If you have wealth - money in the bank - but not a lot of income (and expenses) then you can weather economic storms much more easily.  The millionaire making $68,000 a year - and living on it - pays little in the way of taxes and isn't too worried about losing his job, making car payments or making mortgage payments - because, chances are, he has no payments to make.

The fellow making $100,000 a year and spending $110,000 a year, pays a lot of taxes, a lot of interest, and lives in fear of losing his job, as all his "stuff" will be repossessed in short order.

And today, that fellow is protesting, arguing that he should be allowed to keep all his stuff, because he lost his job. 

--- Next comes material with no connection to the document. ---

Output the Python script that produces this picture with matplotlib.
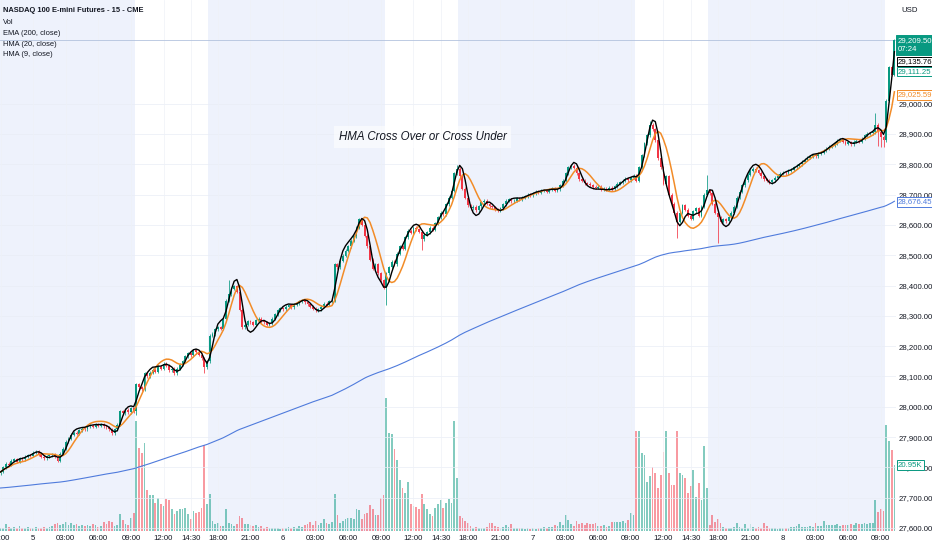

In nearly every income bracket, the choice between wealth and income is there to make.  Granted, people living below the poverty line, making barely enough to buy food, don't have much of a choice.  But then again, look into the homes of many "poor" people and see how many of them have Cable TV, the latest cell phone, and multiple cars on the front lawn.  It will surprise you.

For the middle-class, this situation is even more tragic - and pointless.  A young man starts out in a career, and quickly makes close to $100,000 a year.  This is a sufficient income to build up dynastic wealth, over time.   But instead of saving, he chooses to spend - on cars, on houses, on electrical gadgets with subscription services, on restaurant meals, clothes, etc.  And in short order is broke.

And this is no fantasy of mine - but a pretty good profile of about half the country - spending more than they make - voluntarily enslaving themselves to Visa, Mastercard, the mortgage company, Salle Mae, GMAC, or whoever.

And then they bitch about how unfair it all is.  And this in an era of sub 5% interest rates.  Can you imagine what would happen in this country if rates went up to 14% like they did when I was starting out?

You think things are bad now!

The secret, of course, is to get off the consumerist bandwagon and start thinking about owning money rather than owning things.  Despite all the hoopla about how bad the Stock market is doing, if you have investments - in a well diversified portfolio - it is far better than not having investments at all.

And a lot of us did just that - put aside money, invested, scrimped, saved, and tried to live within our means.  And you can understand why we might justifiably feel that is wouldn't be right to bail out someone who spent it all, bought fancy houses and cars, and has nicer stuff that us.